#### [Task prompt]
Output the full listing below exactly as it reads, and skip anything that is a picture.

#### [Data shown]

□ □ □ □ □ □ □

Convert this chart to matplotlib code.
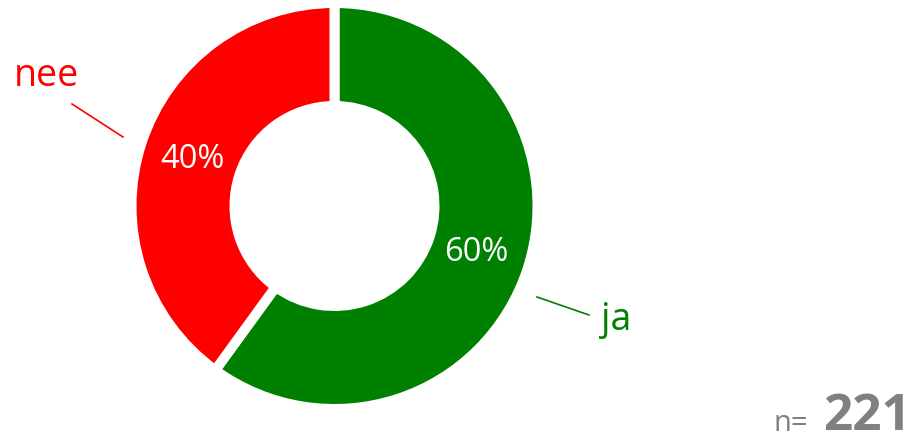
import matplotlib
matplotlib.use("Agg")
import matplotlib.pyplot as plt
import numpy as np

labels = ["ja", "nee"]
values = [60, 40]
colors = ["#008000", "#ff0000"]
n_total = 221

plt.rcParams['font.family'] = ['Open Sans', 'DejaVu Sans']

fig = plt.figure(figsize=(9.13, 4.38), dpi=100)
ax = fig.add_axes([0, 0, 1, 1])

cx, cy = 334.5, 438 - 206
r_out, r_in = 203, 100

wedges, _ = ax.pie(values, colors=colors, startangle=90, counterclock=False,
                   center=(cx, cy), radius=r_out, frame=True,
                   wedgeprops=dict(width=r_out - r_in, edgecolor='white', linewidth=7.2))
ax.set_xlim(0, 913)
ax.set_ylim(0, 438)
ax.set_aspect('equal')
ax.axis('off')

# percentage labels in the middle of each ring segment
r_mid = (r_out + r_in) / 2 - 2
for w, v in zip(wedges, values):
    ang = np.deg2rad((w.theta1 + w.theta2) / 2)
    ax.text(cx + r_mid * np.cos(ang), cy + r_mid * np.sin(ang), f"{v}%",
            color='white', fontsize=23.5, ha='center', va='center')

# outside labels with leader lines
ax.plot([537, 589], [438 - 297, 438 - 315], color=colors[0], lw=1.2)
ax.text(601, 438 - 320, labels[0], color=colors[0], fontsize=27, ha='left', va='center')
ax.plot([72, 123], [438 - 104, 438 - 137], color=colors[1], lw=1.2)
ax.text(46, 438 - 76, labels[1], color=colors[1], fontsize=27, ha='center', va='center')

ax.text(808, 438 - 431, "n=", color='#808080', fontsize=21, ha='right', va='baseline')
ax.text(911, 438 - 430, str(n_total), color='#808080', fontsize=37, fontweight='bold',
        ha='right', va='baseline')

fig.savefig("out.png", dpi=100)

□ □ □ □ □ □ □

#### [Response]
Convert this chart to matplotlib code.
import matplotlib
matplotlib.use("Agg")
import matplotlib.pyplot as plt
import numpy as np

labels = ["ja", "nee"]
values = [60, 40]
colors = ["#008000", "#ff0000"]
n_total = 221

plt.rcParams['font.family'] = ['Open Sans', 'DejaVu Sans']

fig = plt.figure(figsize=(9.13, 4.38), dpi=100)
ax = fig.add_axes([0, 0, 1, 1])

cx, cy = 334.5, 438 - 206
r_out, r_in = 203, 100

wedges, _ = ax.pie(values, colors=colors, startangle=90, counterclock=False,
                   center=(cx, cy), radius=r_out, frame=True,
                   wedgeprops=dict(width=r_out - r_in, edgecolor='white', linewidth=7.2))
ax.set_xlim(0, 913)
ax.set_ylim(0, 438)
ax.set_aspect('equal')
ax.axis('off')

# percentage labels in the middle of each ring segment
r_mid = (r_out + r_in) / 2 - 2
for w, v in zip(wedges, values):
    ang = np.deg2rad((w.theta1 + w.theta2) / 2)
    ax.text(cx + r_mid * np.cos(ang), cy + r_mid * np.sin(ang), f"{v}%",
            color='white', fontsize=23.5, ha='center', va='center')

# outside labels with leader lines
ax.plot([537, 589], [438 - 297, 438 - 315], color=colors[0], lw=1.2)
ax.text(601, 438 - 320, labels[0], color=colors[0], fontsize=27, ha='left', va='center')
ax.plot([72, 123], [438 - 104, 438 - 137], color=colors[1], lw=1.2)
ax.text(46, 438 - 76, labels[1], color=colors[1], fontsize=27, ha='center', va='center')

ax.text(808, 438 - 431, "n=", color='#808080', fontsize=21, ha='right', va='baseline')
ax.text(911, 438 - 430, str(n_total), color='#808080', fontsize=37, fontweight='bold',
        ha='right', va='baseline')

fig.savefig("out.png", dpi=100)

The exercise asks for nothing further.